Смерть мастера Лоренцо Барди и другие рассказы - стр. 6
Но в то время я был еще слишком молод и неопытен и напичкан неверно усвоенными понятиями и незрелыми идеями, а мой бедный друг внушал мне такую жалость! ему едва исполнилось тридцать, но у него уже были седые волосы!
Вот такими были те двое, о которых я хочу вам рассказать. Оба русские, и он, и она – я, кажется, уже это говорил? Нет? С французами они почти не общались, да и наших соотечественников я не встречал у них ни разу. Порой у меня складывалось ощущение, что их намеренно избегают. Однажды мне кто-то сказал, что мой приятель выдал полиции одного русского студента и вообще был агентом российского правительства. Но я не слишком-то доверял историям подобного рода, которые рассказывают о многих из моих соотечественников, по тем или иным причинам живущих за границей; эти романтические сплетни почти все на одно лицо.

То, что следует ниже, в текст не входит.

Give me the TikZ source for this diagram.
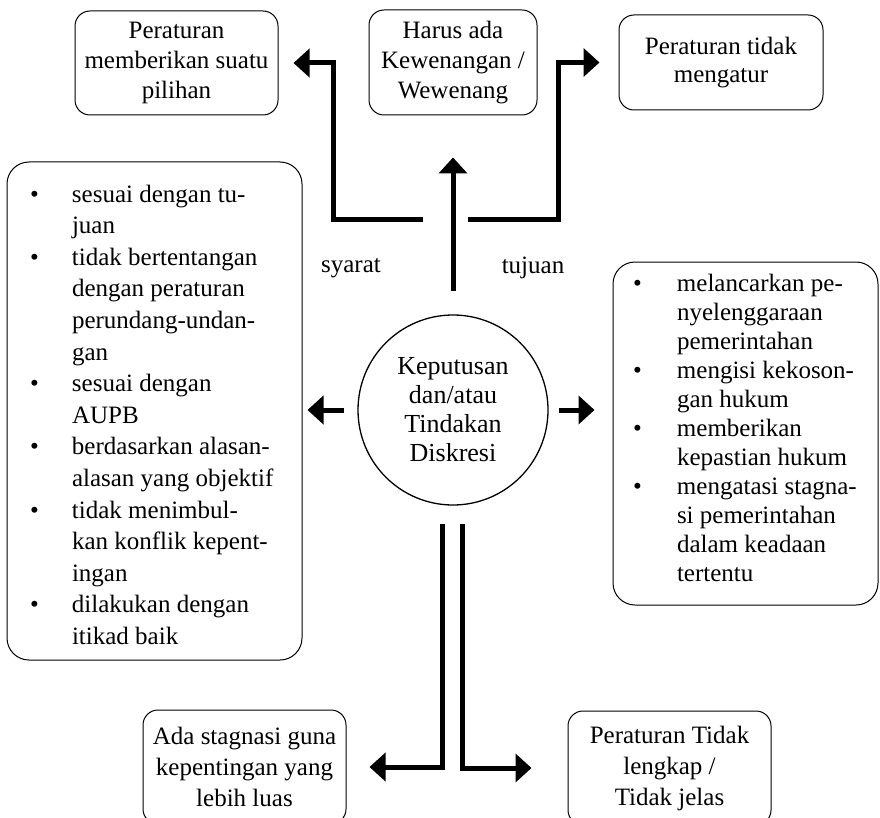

А сейчас я расскажу вам о том дне, когда я стал преступником. Ибо я совершил преступление. – И о зеленой китайской вазе с покрытыми красной чешуей драконами, на которую денно и нощно был устремлен призывный и нежный взгляд молодой парализованной женщины. – Пересказывая вам события того дня, в которых я, признаюсь, сыграл весьма неблаговидную роль, я делаю это без тени стыда и раскаяния, потому что все это уже далеко в прошлом, и сегодня я знаю, что вина лежит не на мне, а на том злополучном заблуждении, той нелепой и безрассудной мысли, будто сама судьба призвала меня положить конец страданиям больной и ее несчастного супруга недрогнущей рукой врача. Ибо именно в тот день это чувство охватило меня с такой силой, как никогда ранее, ибо молодая женщина провела очень тяжелую ночь, в течение которой ни один из нас троих не сомкнул глаз. Лишь под утро ей немного полегчало; ее смертельно усталый муж отправился на работу, а она осталась лежать в своем кресле-коляске. Я сидел напротив, но сегодня я уже не помню, что послужило ей поводом к рассказу о своей юности и годах, проведенных ею в Цюрихе. «Не хотите ли взглянуть на мою старую фотографию?» – спросила она, я с жаром подтвердил, что хочу, и после некоторого размышления она произнесла абсолютно спокойным и безразличным тоном: «Принесите мне ту зеленую вазу с камина.» Она проговорила эти слова с полнейшим спокойствием, но у меня внутри все загорелось, я ощутил дрожь в коленях и в ту же секунду понял, что это и был тот безуспешно разыскиваемый тайник, где она прятала оружие. Сделав над собой усилие, я встал, сходил за вазой и принялся выкладывать ее содержимое на стол. Я действовал, словно во сне. Сверху лежали письмо и две ленты – розовая и светло-зеленая; под ними веер, увядший букет и, наконец, фотографии. На двух из них была изображена она сама, еще на одной – молодой человек с умным взглядом и приятными чертами лица; «Это мой друг Саша», – сказала она, и я понял без слов, что его уже нет в живых. Там же лежала фотография ее мужа, которая уже была мне знакома: на ней он был снят в кругу своих товарищей по учебе; среди них я нашел и себя, с длинным студенческим чубуком в зубах, придававшим мне несколько комичный вид. И уже в самом низу лежал футляр с пистолетом.